-- START OF Raw data --
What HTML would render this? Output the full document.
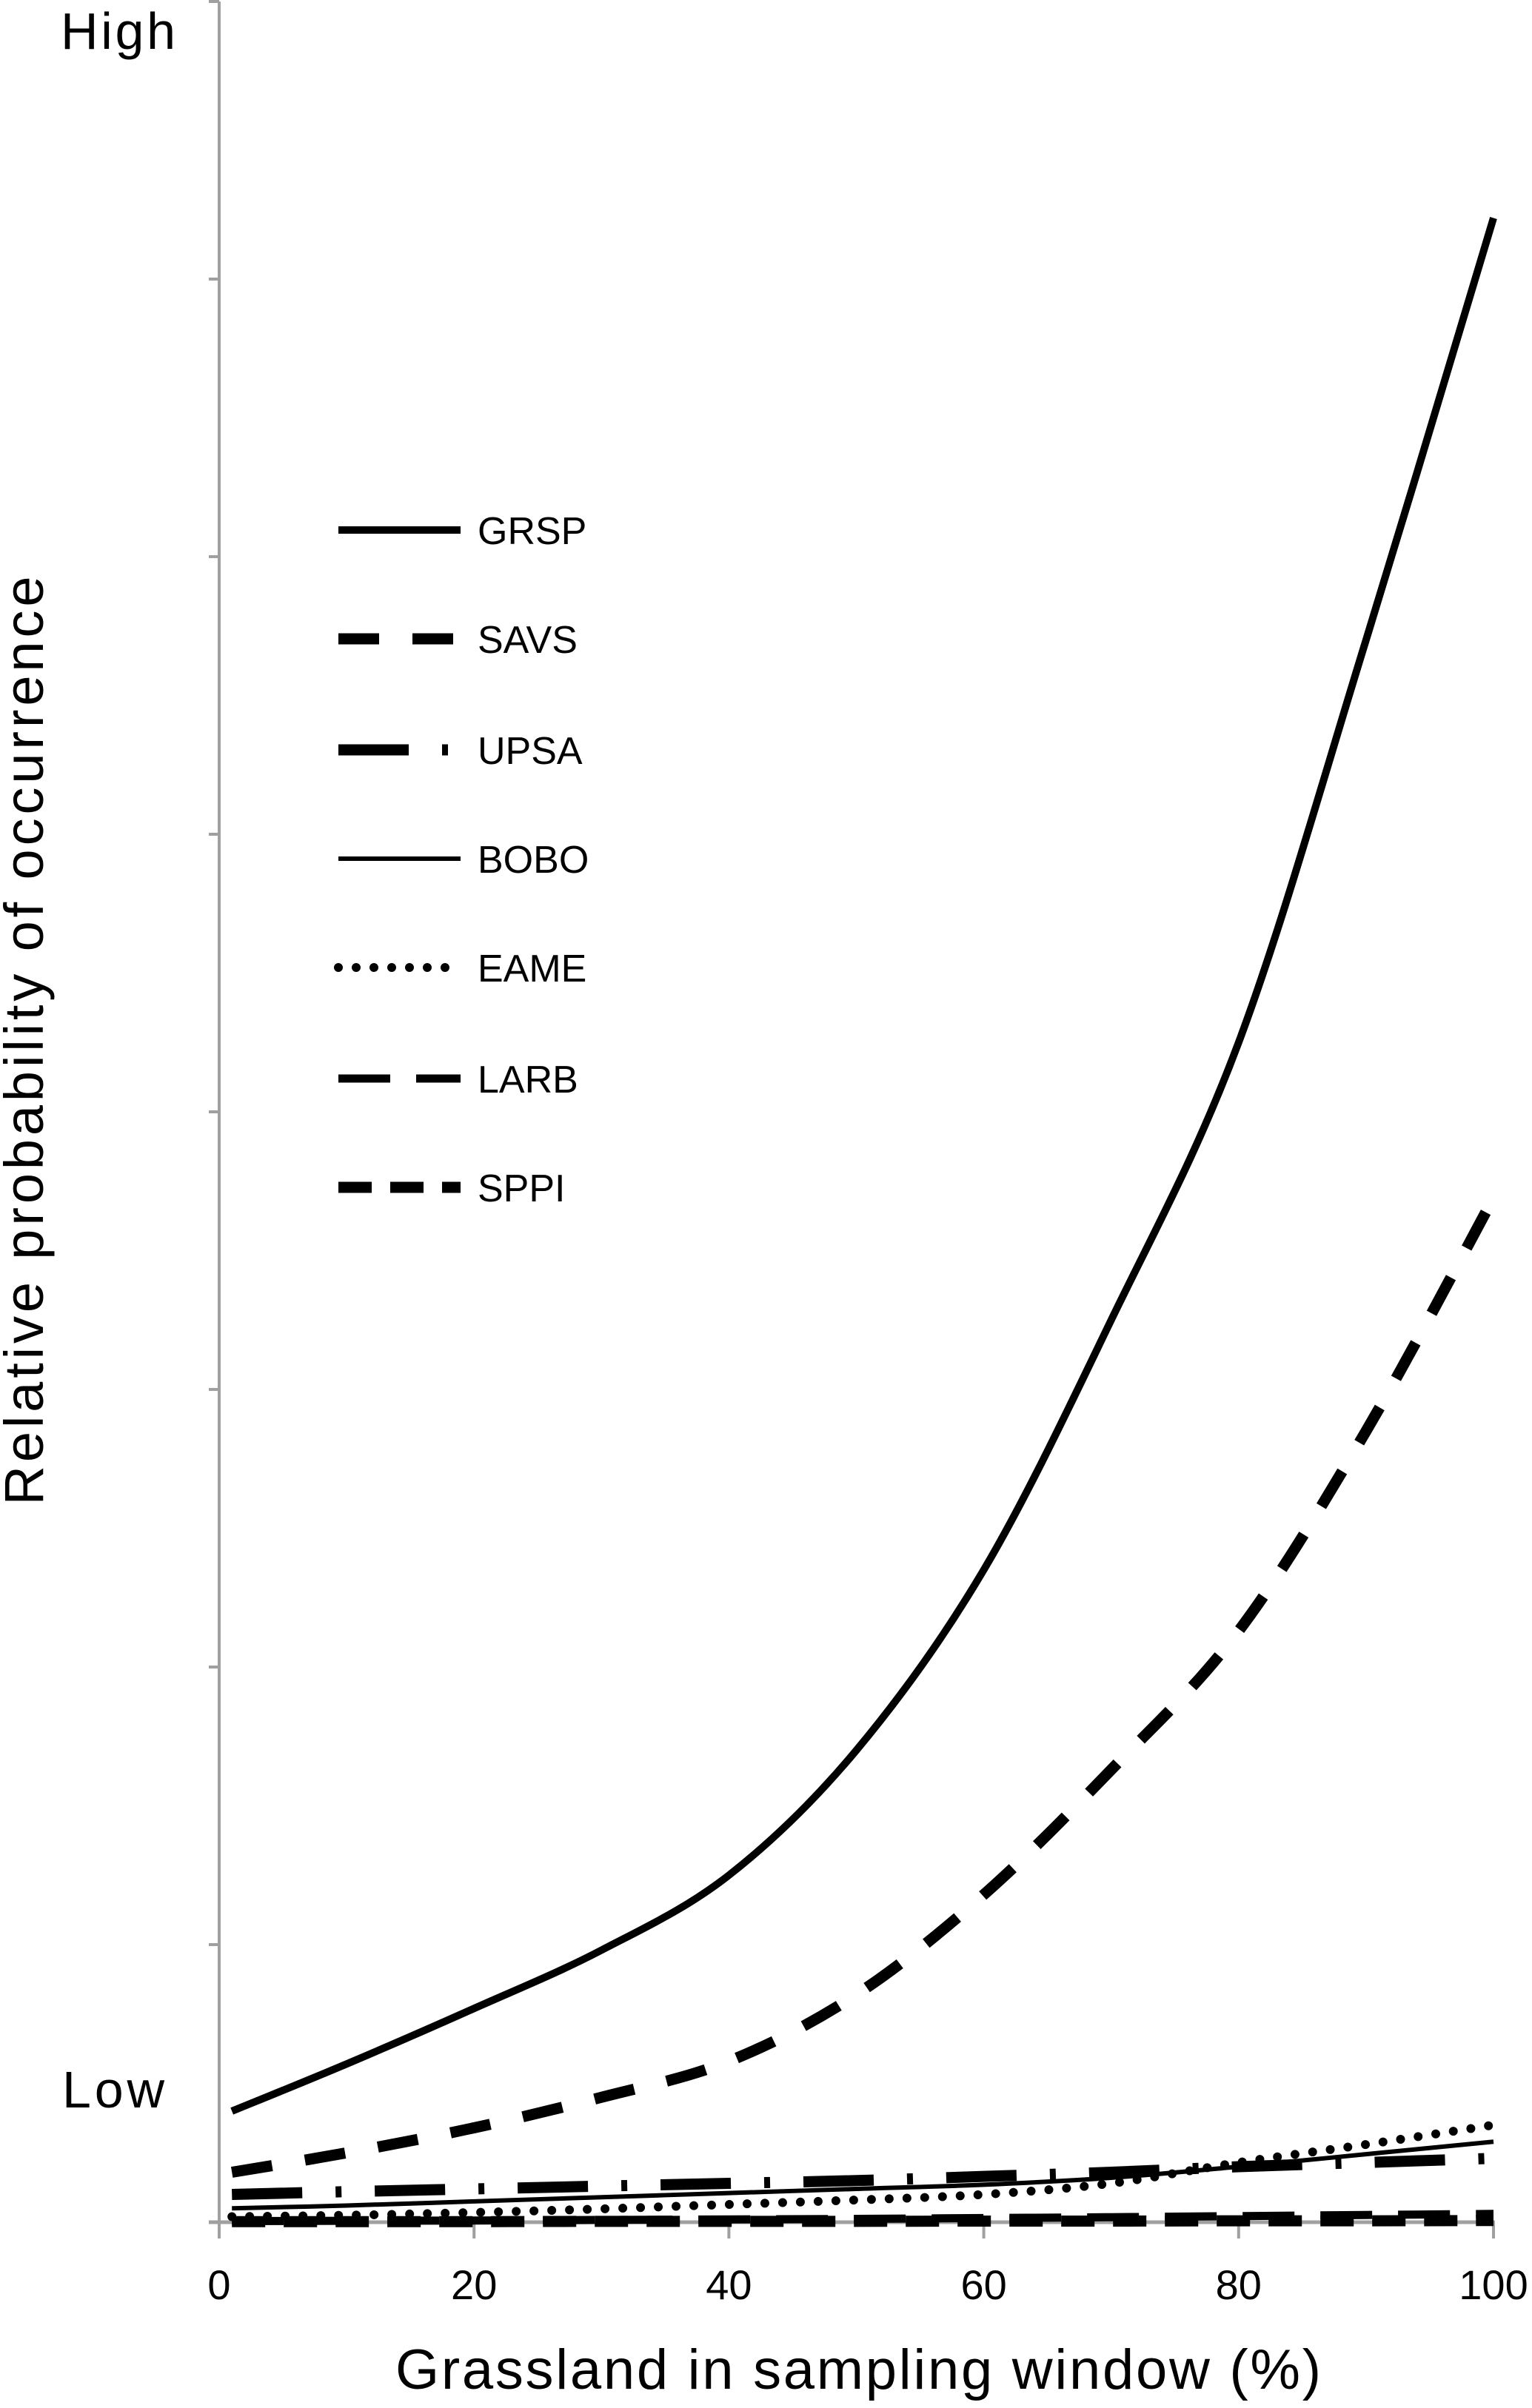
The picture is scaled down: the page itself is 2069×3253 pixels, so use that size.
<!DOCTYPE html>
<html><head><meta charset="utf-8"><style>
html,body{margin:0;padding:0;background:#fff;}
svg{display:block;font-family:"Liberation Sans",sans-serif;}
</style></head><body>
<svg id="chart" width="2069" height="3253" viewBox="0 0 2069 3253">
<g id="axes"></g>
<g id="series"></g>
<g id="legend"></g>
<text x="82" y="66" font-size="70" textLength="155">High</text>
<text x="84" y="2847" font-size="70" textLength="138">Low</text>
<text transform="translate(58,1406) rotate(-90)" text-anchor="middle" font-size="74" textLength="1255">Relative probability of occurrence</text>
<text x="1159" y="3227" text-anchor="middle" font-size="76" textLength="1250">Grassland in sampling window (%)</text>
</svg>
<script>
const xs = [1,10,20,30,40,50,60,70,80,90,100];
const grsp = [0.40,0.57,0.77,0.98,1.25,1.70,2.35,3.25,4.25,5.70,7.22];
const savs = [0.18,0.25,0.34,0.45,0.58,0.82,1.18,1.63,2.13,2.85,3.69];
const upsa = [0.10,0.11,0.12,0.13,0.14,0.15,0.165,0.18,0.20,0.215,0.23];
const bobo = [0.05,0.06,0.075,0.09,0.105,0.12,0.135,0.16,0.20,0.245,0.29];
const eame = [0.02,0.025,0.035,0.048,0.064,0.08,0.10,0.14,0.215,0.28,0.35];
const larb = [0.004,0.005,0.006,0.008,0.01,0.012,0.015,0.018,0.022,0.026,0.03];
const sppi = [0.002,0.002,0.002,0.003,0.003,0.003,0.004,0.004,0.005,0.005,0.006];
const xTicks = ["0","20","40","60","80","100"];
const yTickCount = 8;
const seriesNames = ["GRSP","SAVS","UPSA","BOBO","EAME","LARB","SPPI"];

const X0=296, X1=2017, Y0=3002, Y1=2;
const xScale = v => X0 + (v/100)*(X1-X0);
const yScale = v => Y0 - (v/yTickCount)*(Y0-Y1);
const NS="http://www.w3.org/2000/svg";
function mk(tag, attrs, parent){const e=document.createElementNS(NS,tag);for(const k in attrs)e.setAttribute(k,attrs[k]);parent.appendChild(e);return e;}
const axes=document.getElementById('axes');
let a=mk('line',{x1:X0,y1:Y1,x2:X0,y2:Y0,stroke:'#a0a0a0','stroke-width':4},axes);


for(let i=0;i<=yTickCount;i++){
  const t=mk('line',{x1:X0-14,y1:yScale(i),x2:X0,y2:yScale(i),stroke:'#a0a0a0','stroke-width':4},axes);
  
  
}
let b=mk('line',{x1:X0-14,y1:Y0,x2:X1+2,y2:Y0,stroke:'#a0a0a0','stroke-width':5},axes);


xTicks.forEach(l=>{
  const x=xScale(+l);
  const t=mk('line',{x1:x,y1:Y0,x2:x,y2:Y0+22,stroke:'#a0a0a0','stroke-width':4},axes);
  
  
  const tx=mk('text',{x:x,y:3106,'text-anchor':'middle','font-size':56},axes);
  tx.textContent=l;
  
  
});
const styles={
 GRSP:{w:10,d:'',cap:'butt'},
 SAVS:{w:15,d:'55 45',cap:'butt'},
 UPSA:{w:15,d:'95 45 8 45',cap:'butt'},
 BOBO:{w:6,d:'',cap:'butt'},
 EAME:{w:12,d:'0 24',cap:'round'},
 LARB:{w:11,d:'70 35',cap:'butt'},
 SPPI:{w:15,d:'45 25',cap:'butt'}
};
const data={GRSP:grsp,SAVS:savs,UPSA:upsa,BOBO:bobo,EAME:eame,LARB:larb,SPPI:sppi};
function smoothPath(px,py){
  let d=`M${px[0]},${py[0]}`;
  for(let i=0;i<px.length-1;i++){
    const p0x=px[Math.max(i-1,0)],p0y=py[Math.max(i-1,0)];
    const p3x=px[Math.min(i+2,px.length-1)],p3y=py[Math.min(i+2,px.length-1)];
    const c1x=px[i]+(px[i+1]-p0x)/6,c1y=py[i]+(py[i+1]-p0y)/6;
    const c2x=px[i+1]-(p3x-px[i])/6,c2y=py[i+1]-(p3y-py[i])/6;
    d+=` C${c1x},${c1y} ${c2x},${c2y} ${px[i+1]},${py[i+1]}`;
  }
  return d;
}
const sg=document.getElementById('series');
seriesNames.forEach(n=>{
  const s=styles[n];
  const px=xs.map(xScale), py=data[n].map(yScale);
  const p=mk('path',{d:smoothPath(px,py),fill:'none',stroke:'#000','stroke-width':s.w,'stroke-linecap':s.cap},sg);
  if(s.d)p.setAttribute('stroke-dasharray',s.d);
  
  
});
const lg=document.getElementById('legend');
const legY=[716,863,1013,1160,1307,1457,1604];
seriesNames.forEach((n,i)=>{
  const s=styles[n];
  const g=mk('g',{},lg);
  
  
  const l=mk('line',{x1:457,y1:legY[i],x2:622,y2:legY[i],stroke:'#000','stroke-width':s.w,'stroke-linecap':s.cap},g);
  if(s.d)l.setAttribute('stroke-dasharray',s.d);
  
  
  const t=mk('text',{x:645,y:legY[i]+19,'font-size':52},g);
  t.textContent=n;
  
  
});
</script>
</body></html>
-- END OF Raw data --
-- START OF Raw data --
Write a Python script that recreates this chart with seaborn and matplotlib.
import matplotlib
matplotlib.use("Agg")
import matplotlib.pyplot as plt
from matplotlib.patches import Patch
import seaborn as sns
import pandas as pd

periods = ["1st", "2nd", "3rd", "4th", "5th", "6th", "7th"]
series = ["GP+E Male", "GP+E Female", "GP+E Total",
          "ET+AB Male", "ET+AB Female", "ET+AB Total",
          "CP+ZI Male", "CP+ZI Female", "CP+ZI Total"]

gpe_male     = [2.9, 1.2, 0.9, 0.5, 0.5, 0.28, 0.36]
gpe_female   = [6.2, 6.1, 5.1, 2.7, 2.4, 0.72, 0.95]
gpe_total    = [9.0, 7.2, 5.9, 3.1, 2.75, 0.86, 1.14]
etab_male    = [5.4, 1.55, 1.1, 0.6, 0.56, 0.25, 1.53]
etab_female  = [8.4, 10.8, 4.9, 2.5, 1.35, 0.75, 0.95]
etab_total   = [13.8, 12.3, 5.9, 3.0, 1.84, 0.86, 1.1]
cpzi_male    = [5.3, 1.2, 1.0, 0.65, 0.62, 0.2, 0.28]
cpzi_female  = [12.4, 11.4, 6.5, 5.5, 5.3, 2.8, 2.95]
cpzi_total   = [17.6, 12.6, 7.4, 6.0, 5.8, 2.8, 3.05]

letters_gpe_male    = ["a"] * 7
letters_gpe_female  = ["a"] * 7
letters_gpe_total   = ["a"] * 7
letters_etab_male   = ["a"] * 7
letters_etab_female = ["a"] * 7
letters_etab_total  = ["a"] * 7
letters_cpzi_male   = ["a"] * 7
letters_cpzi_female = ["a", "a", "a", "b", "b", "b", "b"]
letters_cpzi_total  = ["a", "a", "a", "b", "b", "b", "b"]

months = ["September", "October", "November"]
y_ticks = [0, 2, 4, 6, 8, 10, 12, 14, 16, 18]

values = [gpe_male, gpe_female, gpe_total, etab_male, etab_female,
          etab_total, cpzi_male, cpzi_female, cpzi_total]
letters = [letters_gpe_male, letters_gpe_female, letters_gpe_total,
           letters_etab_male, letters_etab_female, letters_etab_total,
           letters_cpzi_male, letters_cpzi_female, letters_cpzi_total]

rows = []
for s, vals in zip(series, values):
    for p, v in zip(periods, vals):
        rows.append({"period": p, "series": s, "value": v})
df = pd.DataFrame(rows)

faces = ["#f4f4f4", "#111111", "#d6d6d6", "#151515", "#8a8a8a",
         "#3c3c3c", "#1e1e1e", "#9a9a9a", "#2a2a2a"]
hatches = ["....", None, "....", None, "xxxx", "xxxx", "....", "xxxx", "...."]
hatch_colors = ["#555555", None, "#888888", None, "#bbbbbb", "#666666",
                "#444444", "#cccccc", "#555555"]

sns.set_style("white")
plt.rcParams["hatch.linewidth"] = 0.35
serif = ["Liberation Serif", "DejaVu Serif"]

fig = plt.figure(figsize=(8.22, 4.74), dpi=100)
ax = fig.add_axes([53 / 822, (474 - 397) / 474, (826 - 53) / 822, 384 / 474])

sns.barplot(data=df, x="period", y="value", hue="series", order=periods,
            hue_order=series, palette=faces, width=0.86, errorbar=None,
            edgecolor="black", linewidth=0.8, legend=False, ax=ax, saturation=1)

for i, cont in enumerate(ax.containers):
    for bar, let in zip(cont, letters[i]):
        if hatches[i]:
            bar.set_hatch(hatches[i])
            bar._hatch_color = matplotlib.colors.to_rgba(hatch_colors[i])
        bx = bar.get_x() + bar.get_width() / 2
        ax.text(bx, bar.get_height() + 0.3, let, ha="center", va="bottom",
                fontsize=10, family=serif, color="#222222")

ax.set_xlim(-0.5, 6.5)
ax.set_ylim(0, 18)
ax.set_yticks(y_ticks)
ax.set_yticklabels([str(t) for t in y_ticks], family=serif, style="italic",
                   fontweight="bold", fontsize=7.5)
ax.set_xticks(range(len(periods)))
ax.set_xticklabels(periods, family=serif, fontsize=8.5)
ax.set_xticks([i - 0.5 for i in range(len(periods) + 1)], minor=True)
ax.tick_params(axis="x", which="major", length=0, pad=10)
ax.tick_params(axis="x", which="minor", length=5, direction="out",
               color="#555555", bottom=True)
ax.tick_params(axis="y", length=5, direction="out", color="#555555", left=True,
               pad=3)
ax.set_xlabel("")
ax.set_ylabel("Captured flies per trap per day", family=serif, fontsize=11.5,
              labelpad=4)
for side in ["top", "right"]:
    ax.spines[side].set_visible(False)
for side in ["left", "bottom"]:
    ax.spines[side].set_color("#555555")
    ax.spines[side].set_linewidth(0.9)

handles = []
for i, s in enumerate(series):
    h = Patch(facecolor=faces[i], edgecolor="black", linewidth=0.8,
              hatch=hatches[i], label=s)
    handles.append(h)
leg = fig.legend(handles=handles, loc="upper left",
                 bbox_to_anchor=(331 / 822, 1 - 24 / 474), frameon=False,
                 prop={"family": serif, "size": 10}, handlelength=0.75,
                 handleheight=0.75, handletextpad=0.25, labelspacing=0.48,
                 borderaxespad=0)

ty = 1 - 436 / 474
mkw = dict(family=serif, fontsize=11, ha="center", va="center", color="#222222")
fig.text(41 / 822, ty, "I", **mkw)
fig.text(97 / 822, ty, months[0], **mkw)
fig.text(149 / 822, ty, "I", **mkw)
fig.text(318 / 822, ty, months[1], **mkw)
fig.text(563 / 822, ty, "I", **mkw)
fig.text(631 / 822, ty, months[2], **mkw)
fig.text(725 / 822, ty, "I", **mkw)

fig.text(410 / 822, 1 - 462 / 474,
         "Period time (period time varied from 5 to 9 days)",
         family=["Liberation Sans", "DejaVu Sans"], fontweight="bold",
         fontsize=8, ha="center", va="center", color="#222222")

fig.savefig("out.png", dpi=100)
-- END OF Raw data --
Written instruction. Extract every line from the records above that contains the word "chart".

Solution to this problem.
<svg id="chart" width="2069" height="3253" viewBox="0 0 2069 3253">
Write a Python script that recreates this chart with seaborn and matplotlib.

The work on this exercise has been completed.